No images are to be carried over; print all other material exactly as it stands.

****************************************

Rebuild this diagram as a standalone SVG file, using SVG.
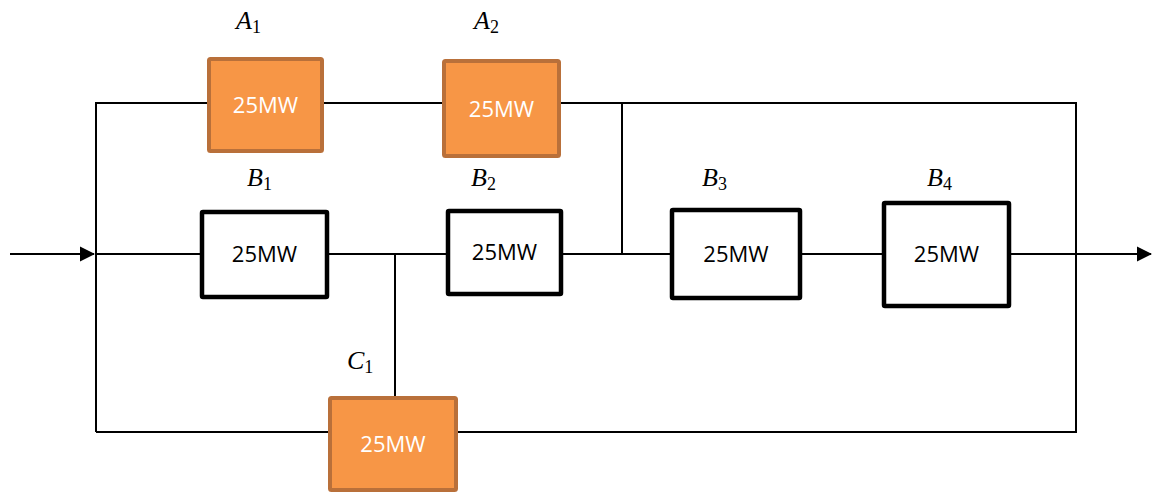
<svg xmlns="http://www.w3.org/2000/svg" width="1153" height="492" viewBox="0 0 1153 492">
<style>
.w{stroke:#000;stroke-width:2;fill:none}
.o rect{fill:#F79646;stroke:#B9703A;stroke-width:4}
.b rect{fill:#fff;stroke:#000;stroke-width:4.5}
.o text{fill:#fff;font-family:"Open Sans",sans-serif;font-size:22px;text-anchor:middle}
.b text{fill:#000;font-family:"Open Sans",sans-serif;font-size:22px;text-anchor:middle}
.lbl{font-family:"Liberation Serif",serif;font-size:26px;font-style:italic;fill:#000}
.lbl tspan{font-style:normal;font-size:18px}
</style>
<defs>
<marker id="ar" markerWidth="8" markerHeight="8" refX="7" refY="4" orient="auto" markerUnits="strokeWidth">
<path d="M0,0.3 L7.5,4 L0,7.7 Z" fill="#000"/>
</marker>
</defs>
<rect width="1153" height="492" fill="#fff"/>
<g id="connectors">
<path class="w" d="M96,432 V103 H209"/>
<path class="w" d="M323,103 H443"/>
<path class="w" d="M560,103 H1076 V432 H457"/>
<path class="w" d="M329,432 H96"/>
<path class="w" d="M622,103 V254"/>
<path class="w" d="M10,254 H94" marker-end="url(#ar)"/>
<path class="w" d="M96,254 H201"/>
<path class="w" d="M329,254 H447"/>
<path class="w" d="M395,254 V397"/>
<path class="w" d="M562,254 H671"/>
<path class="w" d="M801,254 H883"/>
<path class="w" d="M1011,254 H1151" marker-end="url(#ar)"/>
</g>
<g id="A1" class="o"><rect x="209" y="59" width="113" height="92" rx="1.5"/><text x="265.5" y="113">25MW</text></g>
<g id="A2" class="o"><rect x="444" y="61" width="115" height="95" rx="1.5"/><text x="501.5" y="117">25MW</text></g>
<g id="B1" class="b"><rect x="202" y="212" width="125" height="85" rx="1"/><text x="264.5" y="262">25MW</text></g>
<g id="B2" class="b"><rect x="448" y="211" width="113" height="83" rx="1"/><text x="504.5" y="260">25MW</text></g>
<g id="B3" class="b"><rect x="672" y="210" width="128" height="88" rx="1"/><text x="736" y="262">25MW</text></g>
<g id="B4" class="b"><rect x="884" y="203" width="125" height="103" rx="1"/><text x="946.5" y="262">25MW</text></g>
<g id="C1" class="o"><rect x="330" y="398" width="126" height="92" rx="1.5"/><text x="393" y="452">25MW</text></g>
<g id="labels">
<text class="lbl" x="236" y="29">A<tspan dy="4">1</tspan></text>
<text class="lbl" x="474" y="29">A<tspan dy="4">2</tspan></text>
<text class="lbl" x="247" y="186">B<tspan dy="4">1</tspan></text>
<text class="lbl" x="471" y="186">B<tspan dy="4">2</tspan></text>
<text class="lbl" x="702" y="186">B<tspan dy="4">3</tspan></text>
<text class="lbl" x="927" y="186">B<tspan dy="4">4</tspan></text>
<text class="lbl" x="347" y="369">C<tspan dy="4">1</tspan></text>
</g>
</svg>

****************************************

# EXERCISE RESPONSE
Rebuild this diagram as a standalone SVG file, using SVG.
<svg xmlns="http://www.w3.org/2000/svg" width="1153" height="492" viewBox="0 0 1153 492">
<style>
.w{stroke:#000;stroke-width:2;fill:none}
.o rect{fill:#F79646;stroke:#B9703A;stroke-width:4}
.b rect{fill:#fff;stroke:#000;stroke-width:4.5}
.o text{fill:#fff;font-family:"Open Sans",sans-serif;font-size:22px;text-anchor:middle}
.b text{fill:#000;font-family:"Open Sans",sans-serif;font-size:22px;text-anchor:middle}
.lbl{font-family:"Liberation Serif",serif;font-size:26px;font-style:italic;fill:#000}
.lbl tspan{font-style:normal;font-size:18px}
</style>
<defs>
<marker id="ar" markerWidth="8" markerHeight="8" refX="7" refY="4" orient="auto" markerUnits="strokeWidth">
<path d="M0,0.3 L7.5,4 L0,7.7 Z" fill="#000"/>
</marker>
</defs>
<rect width="1153" height="492" fill="#fff"/>
<g id="connectors">
<path class="w" d="M96,432 V103 H209"/>
<path class="w" d="M323,103 H443"/>
<path class="w" d="M560,103 H1076 V432 H457"/>
<path class="w" d="M329,432 H96"/>
<path class="w" d="M622,103 V254"/>
<path class="w" d="M10,254 H94" marker-end="url(#ar)"/>
<path class="w" d="M96,254 H201"/>
<path class="w" d="M329,254 H447"/>
<path class="w" d="M395,254 V397"/>
<path class="w" d="M562,254 H671"/>
<path class="w" d="M801,254 H883"/>
<path class="w" d="M1011,254 H1151" marker-end="url(#ar)"/>
</g>
<g id="A1" class="o"><rect x="209" y="59" width="113" height="92" rx="1.5"/><text x="265.5" y="113">25MW</text></g>
<g id="A2" class="o"><rect x="444" y="61" width="115" height="95" rx="1.5"/><text x="501.5" y="117">25MW</text></g>
<g id="B1" class="b"><rect x="202" y="212" width="125" height="85" rx="1"/><text x="264.5" y="262">25MW</text></g>
<g id="B2" class="b"><rect x="448" y="211" width="113" height="83" rx="1"/><text x="504.5" y="260">25MW</text></g>
<g id="B3" class="b"><rect x="672" y="210" width="128" height="88" rx="1"/><text x="736" y="262">25MW</text></g>
<g id="B4" class="b"><rect x="884" y="203" width="125" height="103" rx="1"/><text x="946.5" y="262">25MW</text></g>
<g id="C1" class="o"><rect x="330" y="398" width="126" height="92" rx="1.5"/><text x="393" y="452">25MW</text></g>
<g id="labels">
<text class="lbl" x="236" y="29">A<tspan dy="4">1</tspan></text>
<text class="lbl" x="474" y="29">A<tspan dy="4">2</tspan></text>
<text class="lbl" x="247" y="186">B<tspan dy="4">1</tspan></text>
<text class="lbl" x="471" y="186">B<tspan dy="4">2</tspan></text>
<text class="lbl" x="702" y="186">B<tspan dy="4">3</tspan></text>
<text class="lbl" x="927" y="186">B<tspan dy="4">4</tspan></text>
<text class="lbl" x="347" y="369">C<tspan dy="4">1</tspan></text>
</g>
</svg>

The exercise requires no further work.